Porque se o sentimento de gratidão for cultivado e exercitado, a inveja pode ser extinta. A gratidão é um antídoto para a inveja, que sempre se alimenta da infelicidade alheia. Spinoza observava que "para o invejoso nada é mais apreciado do que a infelicidade alheia, nada é mais irritante do que a felicidade alheia". Quase todos os dias ouvimos falar de pessoas que sentem raiva ou dor pelo sucesso alheio, a ponto de querer destruir aqueles que se beneficiam de algo que elas não possuem.

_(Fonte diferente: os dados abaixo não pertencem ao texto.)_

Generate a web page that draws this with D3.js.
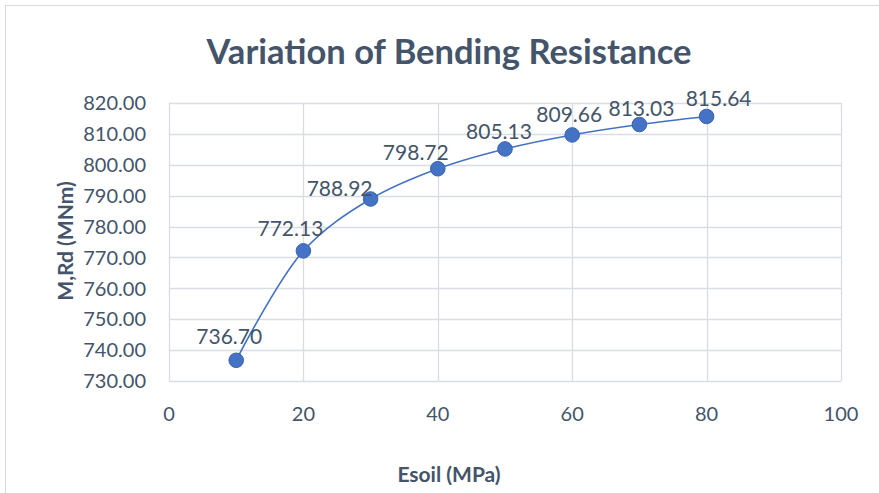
<!DOCTYPE html>
<html>
<head>
<meta charset="utf-8">
<script src="https://cdn.jsdelivr.net/npm/d3@7"></script>
<style>
  body { margin: 0; background: #fff; }
  svg text { font-family: Lato, "Open Sans", sans-serif; fill: #44546a; }
</style>
</head>
<body>
<div id="chart"></div>
<script>
// data
var esoil = [10, 20, 30, 40, 50, 60, 70, 80];
var mrd = [736.70, 772.13, 788.92, 798.72, 805.13, 809.66, 813.03, 815.64];
var xTicks = [0, 20, 40, 60, 80, 100];
var yTicks = [730, 740, 750, 760, 770, 780, 790, 800, 810, 820];

// label nudges (px) as placed in the original
var labelDx = [-7, -13, -31, -22, -6, -3, 2, 12];
var labelDy = [-16, -15, -3, -9, -10, -13, -9, -10];

var width = 879, height = 493;
var plot = { left: 169, right: 841, top: 103, bottom: 381 };

var svg = d3.select("#chart").append("svg")
    .attr("width", width)
    .attr("height", height);

// chart border
svg.append("rect")
    .attr("x", 5.5).attr("y", 5.5)
    .attr("width", width + 10).attr("height", height + 10)
    .attr("fill", "none")
    .attr("stroke", "#d9d9d9");

var x = d3.scaleLinear().domain([0, 100]).range([plot.left, plot.right]);
var y = d3.scaleLinear().domain([730, 820]).range([plot.bottom, plot.top]);

// gridlines
svg.append("g").selectAll("line").data(yTicks).enter().append("line")
    .attr("x1", plot.left).attr("x2", plot.right)
    .attr("y1", function (d) { return Math.round(y(d)) + 0.5; })
    .attr("y2", function (d) { return Math.round(y(d)) + 0.5; })
    .attr("stroke", "#d9dde3").attr("stroke-width", 1.3);

svg.append("g").selectAll("line").data(xTicks).enter().append("line")
    .attr("y1", plot.top).attr("y2", plot.bottom)
    .attr("x1", function (d) { return Math.round(x(d)) + 0.5; })
    .attr("x2", function (d) { return Math.round(x(d)) + 0.5; })
    .attr("stroke", "#d9dde3").attr("stroke-width", 1.3);

// tick labels
svg.append("g").selectAll("text").data(yTicks).enter().append("text")
    .attr("x", 146)
    .attr("y", function (d) { return y(d); })
    .attr("dy", "0.36em")
    .attr("text-anchor", "end")
    .attr("font-size", 20)
    .text(function (d) { return d.toFixed(2); });

svg.append("g").selectAll("text").data(xTicks).enter().append("text")
    .attr("x", function (d) { return x(d); })
    .attr("y", 421)
    .attr("text-anchor", "middle")
    .attr("font-size", 20)
    .text(function (d) { return d; });

// titles
svg.append("text")
    .attr("x", 449).attr("y", 64)
    .attr("text-anchor", "middle")
    .attr("font-size", 34.5)
    .attr("font-weight", "bold")
    .text("Variation of Bending Resistance");

svg.append("text")
    .attr("x", 449).attr("y", 482)
    .attr("text-anchor", "middle")
    .attr("font-size", 21)
    .attr("font-weight", "bold")
    .text("Esoil (MPa)");

svg.append("text")
    .attr("transform", "translate(73,241) rotate(-90)")
    .attr("text-anchor", "middle")
    .attr("font-size", 21)
    .attr("font-weight", "bold")
    .text("M,Rd (MNm)");

// series
var pts = esoil.map(function (d, i) { return [d, mrd[i]]; });

var line = d3.line()
    .x(function (d) { return x(d[0]); })
    .y(function (d) { return y(d[1]); })
    .curve(d3.curveCatmullRom.alpha(0.5));

svg.append("path")
    .datum(pts)
    .attr("d", line)
    .attr("fill", "none")
    .attr("stroke", "#4472c4")
    .attr("stroke-width", 1.6);

svg.append("g").selectAll("circle").data(pts).enter().append("circle")
    .attr("cx", function (d) { return x(d[0]); })
    .attr("cy", function (d) { return y(d[1]); })
    .attr("r", 7.3)
    .attr("fill", "#4472c4")
    .attr("stroke", "#3a63ad")
    .attr("stroke-width", 1);

svg.append("g").selectAll("text").data(pts).enter().append("text")
    .attr("x", function (d, i) { return x(d[0]) + labelDx[i]; })
    .attr("y", function (d, i) { return y(d[1]) + labelDy[i]; })
    .attr("text-anchor", "middle")
    .attr("font-size", 21)
    .text(function (d) { return d[1].toFixed(2); });
</script>
</body>
</html>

A inveja é sempre um sentimento destrutivo, atormenta quem sofre dela e deve reconhecer os dons, o valor que o outro possui e que ele não consegue obter.
Acima de tudo, é a impotência que desperta a inveja, porque torna impossível ou pelo menos dificulta o justo equilíbrio entre a necessidade de autoafirmação e o sofrimento do limite, que é a intolerância para as possibilidades de que o outro desfruta. Sim, a inveja é o tormento do impotente que, como evoca o termo in-vejar, não permite ver a grandeza do outro de quem não se gosta.
Ocorre assim uma cegueira, o que significa sobretudo não se ver na sua própria realidade: uma realidade marcada pelo limite como aquela dos outros, mas também dotada de dons e qualidades que o indivíduo não sabe mais perceber exatamente na medida em que está obcecado pelo outro. Por isso, a inveja se torna ódio, um ódio contra aqueles que, só de vê-lo, incomoda e fere com sua simples presença. Assim como Caim invejoso de Abel acaba matando-o, assim também o invejoso sempre não aceita o lugar que ocupa e deseja ocupar aquele de outro.
Seu pedido é sempre um protesto contra o limite, uma rejeição da medida. Porque na realidade todos os humanos conhecem e sofrem o limite e devem aceitá-lo para se sentirem tais e viver cada relação "com medida". Não é por acaso que o ensinamento da medida se repete na Regra monástica de Bento, porque na vida comum, quando se aceita o limite e se adere às regras da "medida", pode-se viver extinguindo em si o sentimento que mata a comunhão: a inveja.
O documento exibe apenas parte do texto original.